Re: Reading Real Time Data only from Kafka

2015-05-19 Thread Cody Koeninger

If those questions aren't answered by

https://github.com/koeninger/kafka-exactly-once/blob/master/blogpost.md

please let me know so I can update it.

If you set auto.offset.reset to largest, it will start at the largest
offset.  Any messages before that will be skipped, so if prior runs of the
job didn't consume them, they're lost.

KafkaRDD / DirectStream doesn't make any scheduling decisions (aside from a
locality hint if you have kafka running on the same node as spark), and it
doesn't have any long-running receivers.  Executors get whatever partitions
the normal scheduler decides they should get.  If an executor fails, a
different executor reads the offset range for the failed partition; they're
immutable, so no difference in result.

Deciding where to save offsets (or not) is up to you.  You can checkpoint,
or store them yourself.

On Mon, May 18, 2015 at 12:00 PM, Akhil Das ak...@sigmoidanalytics.com
wrote:

 I have played a bit with the directStream kafka api. Good work cody. These
 are my findings and also can you clarify a few things for me (see below).

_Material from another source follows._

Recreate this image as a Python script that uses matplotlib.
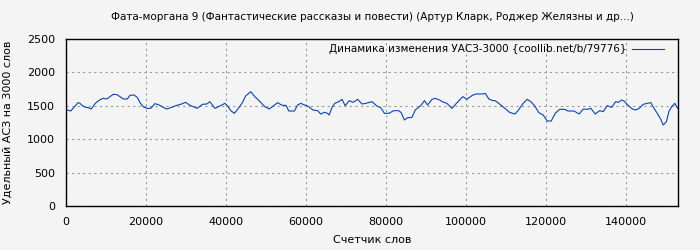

 - When auto.offset.reset- smallest and you have 60GB of messages in
 Kafka, it takes forever as it reads the whole 60GB at once. largest will
 only read the latest messages.
 - To avoid this, you can actually limit the rate with
 spark.streaming.kafka.maxRatePerPartition, which is pretty stable (Always
 reads the same amount of data).
 - Number of partitions per batch = number of kafka partitions.

 - In the case of driver failures, offset reset being set to smallest
 will replay the whole messages and largest will only read those messages
 which are pushed after the streaming job has started. What happens to those
 messages which arrive in between?

 *Few things which are unclear:*

 - If we have a kafka topic with 9 partitions, and spark cluster with 3
 slaves, how does it decides which slave should read from which partition?
 And what happens if a single slave fails while reading the data?

 - By default it doesn't push the offsets of messages which are read
 anywhere, then how does it replay the message in case of failures?

 Thanks
 Best Regards

 On Wed, May 13, 2015 at 8:32 PM, Cody Koeninger c...@koeninger.org
 wrote:

 You linked to a google mail tab, not a public archive, so I don't know
 exactly which conversation you're referring to.

 As far as I know, streaming only runs a single job at a time in the order
 they were defined, unless you turn on an experimental option for more
 parallelism (TD or someone more knowledgeable can chime in on this).  If
 you're talking about the possibility of the next job starting before the
 prior one has fully finished, because your processing is lagging behind...
 I'm not 100% sure this is possible because I've never observed it.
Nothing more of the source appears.